Critical illness insurance plans typically cover 20-30 serious ailments like kidney failure and heart ailments, while cancer policies cover only one
The premium for a cancer policy is much lower than a critical illness policy and these policies give a 20-30% payout in case of early-stage cancer
Cancer is known to be one of the leading cause of mortality, globally. According to data from the National Institute of Cancer Protection and Research (NICPR), 2.25 million people in India are currently living with cancer and each year, about 1.15 million new cases get added to the list. Moreover, the cost of cancer treatment is steep, and is unaffordable for a vast section of people.
While you can make lifestyle changes to avoid things or habits that are known to lead to cancer, you can never be sure if you are doing enough. What you can do, however, is protect your family and yourself financially by taking insurance.
High incidence of cancer
A recent survey by Edelweiss Tokio Life Insurance Co. Ltd, titled The Big C, said incidences of cancer are likely to rise by 23% in the next five years. The survey interviewed 100 oncologists across 15 cities who consult around 406 patients in a month.

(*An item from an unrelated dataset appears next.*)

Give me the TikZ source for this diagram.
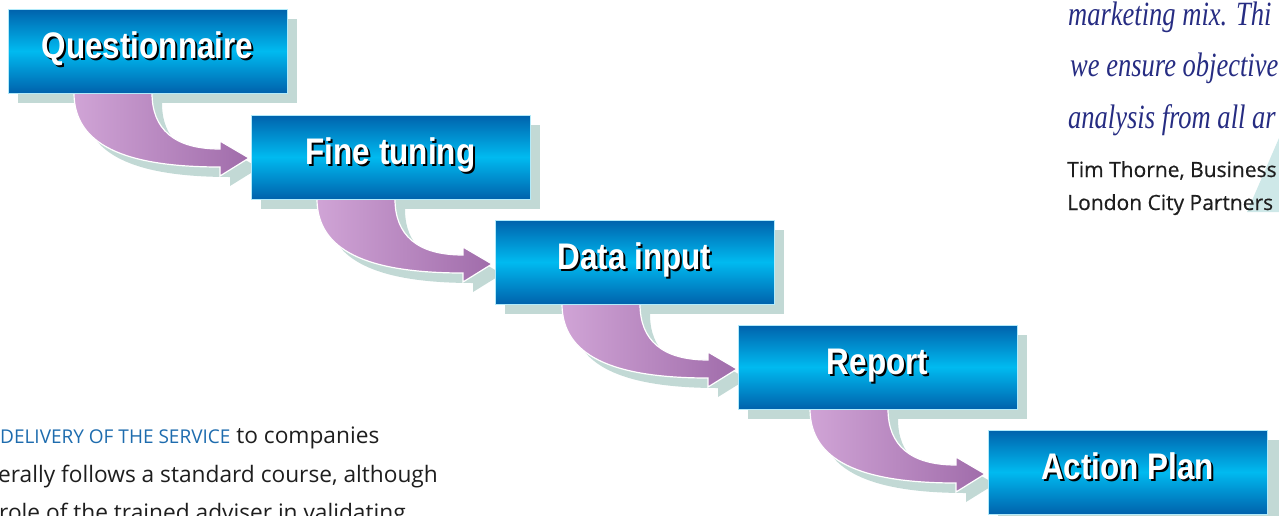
\documentclass[tikz,border=0pt]{standalone}
\usepackage{fontspec}
\usetikzlibrary{calc}
\setmainfont{Liberation Serif}
\newfontfamily\boxfont[FakeStretch=0.85]{Liberation Sans}
\newfontfamily\quotefont[FakeStretch=0.78]{Liberation Serif}
\newfontfamily\bodyfont{Open Sans}
\newfontfamily\attribfont[FakeBold=0.5]{Open Sans}
\definecolor{boxdark}{RGB}{0,98,172}
\definecolor{boxlight}{RGB}{0,186,240}
\definecolor{shadowc}{RGB}{194,217,213}
\definecolor{arrowlight}{RGB}{208,164,214}
\definecolor{arrowdark}{RGB}{160,108,170}
\definecolor{quotec}{RGB}{38,44,130}
\definecolor{delivc}{RGB}{30,108,174}
\definecolor{bodyc}{RGB}{30,30,30}
\definecolor{tealc}{RGB}{206,232,232}
\pgfdeclarelayer{shadowlayer}
\pgfdeclarelayer{arrowlayer}
\pgfsetlayers{shadowlayer,arrowlayer,main}
\newcommand\flowpath{(0,-3) -- (78,-3) -- (78,0) .. controls (78,36) and (100,56) .. (146,56) -- (146,48) -- (175,65) -- (146,83) -- (146,74) .. controls (51,74) and (0,52) .. (0,0) -- cycle}
\begin{document}
\begin{tikzpicture}[x=1pt,y=-1pt,
  stepbox/.style={draw=white!70!boxlight, line width=0.8pt, top color=boxdark, bottom color=boxdark, middle color=boxlight, minimum width=279pt, minimum height=84pt, inner sep=0pt, outer sep=0pt, anchor=north west},
  boxshade/.style={fill=shadowc, minimum width=279pt, minimum height=84pt, inner sep=0pt, outer sep=0pt, anchor=north west},
  boxlabel/.style={font=\boxfont\bfseries\fontsize{37}{40}\selectfont, text=white, anchor=base, inner sep=0pt},
  labelshade/.style={boxlabel, text=black},
  arrowbody/.style={left color=arrowlight, right color=arrowdark, draw=white, line width=1.2pt, line join=miter},
  arrowshade/.style={fill=shadowc},
  quotetext/.style={font=\quotefont\itshape\fontsize{34}{38}\selectfont, text=quotec, anchor=base west, inner sep=0pt},
  attrib/.style={font=\attribfont\fontsize{21}{24}\selectfont, text=bodyc, anchor=base west, inner sep=0pt},
  bodytext/.style={font=\bodyfont\fontsize{22.7}{26}\selectfont, text=bodyc, anchor=base west, inner sep=0pt}]
\useasboundingbox (0,0) rectangle (1279,515);
\clip (0,0) rectangle (1279,515);

% boxes
\node[stepbox] (q1) at (8,9) {};
\node[stepbox] (q2) at (251,115) {};
\node[stepbox] (q3) at (495,220) {};
\node[stepbox] (q4) at (738,325) {};
\node[stepbox] (q5) at (988,430) {};

% box shadows
\begin{pgfonlayer}{shadowlayer}
\foreach \n in {q1,q2,q3,q4,q5}
  \node[boxshade] (s\n) at ($(\n.north west)+(10,10)$) {};
\node[boxshade] (sq5b) at ($(q5.north west)+(13,10)$) {};
\end{pgfonlayer}

% arrows
\foreach \a/\b/\o in {q1/q2/66, q2/q3/66, q3/q4/67, q4/q5/72} {
  \begin{pgfonlayer}{shadowlayer}
  \begin{scope}[shift={($(\a.south west)+(\o+10,10)$)}]
    \fill[arrowshade] \flowpath;
  \end{scope}
  \end{pgfonlayer}
  \begin{pgfonlayer}{arrowlayer}
  \begin{scope}[shift={($(\a.south west)+(\o,0)$)}]
    \path[arrowbody] \flowpath;
  \end{scope}
  \end{pgfonlayer}
}

% labels
\node[labelshade] (l1s) at ($(q1.center)+(2,9)$) {Questionnaire};
\node[boxlabel] (l1) at ($(q1.center)+(0,7)$) {Questionnaire};
\node[labelshade] (l2s) at ($(q2.center)+(2,9)$) {Fine tuning};
\node[boxlabel] (l2) at ($(q2.center)+(0,7)$) {Fine tuning};
\node[labelshade] (l3s) at ($(q3.center)+(2,9)$) {Data input};
\node[boxlabel] (l3) at ($(q3.center)+(0,7)$) {Data input};
\node[labelshade] (l4s) at ($(q4.center)+(2,9)$) {Report};
\node[boxlabel] (l4) at ($(q4.center)+(0,7)$) {Report};
\node[labelshade] (l5s) at ($(q5.center)+(2,9)$) {Action Plan};
\node[boxlabel] (l5) at ($(q5.center)+(0,7)$) {Action Plan};

% quote
\fill[tealc] (1279,138) -- (1247,212) -- (1279,212) -- cycle;
\node[quotetext] (m1) at (1068,25) {marketing mix. Thi};
\node[quotetext] (m2) at (1070,76) {we ensure objective};
\node[quotetext] (m3) at (1068,128) {analysis from all ar};
\node[attrib] (a1) at (1067,177) {Tim Thorne, Business};
\node[attrib] (a2) at (1067,210) {London City Partners};

% body text
\node[bodytext] (p1) at (0,443) {{\fontsize{19}{20}\selectfont\color{delivc}DELIVERY OF THE SERVICE} to companies};
\node[bodytext] (p2) at (-2,482) {erally follows a standard course, although};
\node[bodytext] (p3) at (-1,520) {role of the trained adviser in validating};
\end{tikzpicture}
\end{document}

Cancer can be detected at the early, locally advanced or metastatic stages. The Edelweiss Tokio Life report said that most cases are detected at the locally advanced stage which essentially is the stage two or three of cancer. “Non-specific symptoms in initial stages of most cancers often lead to late diagnosis by which time the cancer usually has progressed to an advanced stage. Lack of awareness of the warning signs, poor health-seeking behaviour of individuals and high cost of diagnostic tests are other reasons," said Ravi Mehrotra, director, department of health, ICMR-NICPR, and researcher, ministry of health and family welfare, government of India.
High cost of treatment
Though there have been significant medical advancements over the years and most oncologists agree that survival rate post one year of late-stage cancer has improved, the problem of unaffordability persists. Of the oncologists surveyed by Edelweiss Tokio Life, 92% believe that a majority of patients discontinue treatment due to high treatment costs. About 25% patients in early stages of cancer discontinue the treatment due to high costs; 33% patients at the metastatic stage drop out due to unaffordable costs.
“Cost-intensive drug development resulting in higher costs of available chemotherapy drugs as well as other modalities of treatment, including surgery and radiation, are the main reasons for unaffordability of cancer treatment. Limited public healthcare facilities providing cancer treatment are also responsible for this," said Mehrotra.
One way to deal with the high costs is taking insurance. Cancer-specific policies are designed to help mitigate risks associated only with cancer. They are defined benefit plans and generally give out a lump sum once you’re diagnosed with cancer. “Most insurers give a lump-sum benefit after the diagnosis. Some policies operate like an indemnity plan which work like regular health insurance policies," said Abhishek Bondia, principal officer and managing director, SecureNow.in, an insurance intermediary.
“The benefit of having an indemnity cancer plan is that it covers you for the expenses after you’re diagnosed and the policy can also be continued lifelong. The likelihood of a relapse is quite high, so an indemnity policy helps," he added.
The premium for a cancer policy is much lower than a critical illness policy and these policies give a 20-30% payout in case of early-stage cancer, unlike a critical illness policy, which covers you only for advanced stage of cancer treatment. In case of advanced-stage diagnosis, cancer policies pay out 100% of the sum assured.
Should you buy one?
It could get overwhelming to understand what you should buy, given the choices in the insurance industry. But experts say the first plan you must go for is a regular health insurance plan with adequate sum assured.
After buying that, consider a critical illness plan which gives high coverage and isn’t restricted to one particular illness, unlike a cancer-specific policy that covers only cancer. Critical illness policies cover 30-35 illnesses. “A cancer plan is more relevant if you have a family history. If not, it is better to first buy a critical illness plan. Regular health plans also cover cancer, so the principal advantages with an indemnity cancer plan is that OPD expenses are covered and a sum assured is set aside for cancer," said Bondia.
If you already have a regular health plan in place, buy a critical illness or cancer policy, according to your needs.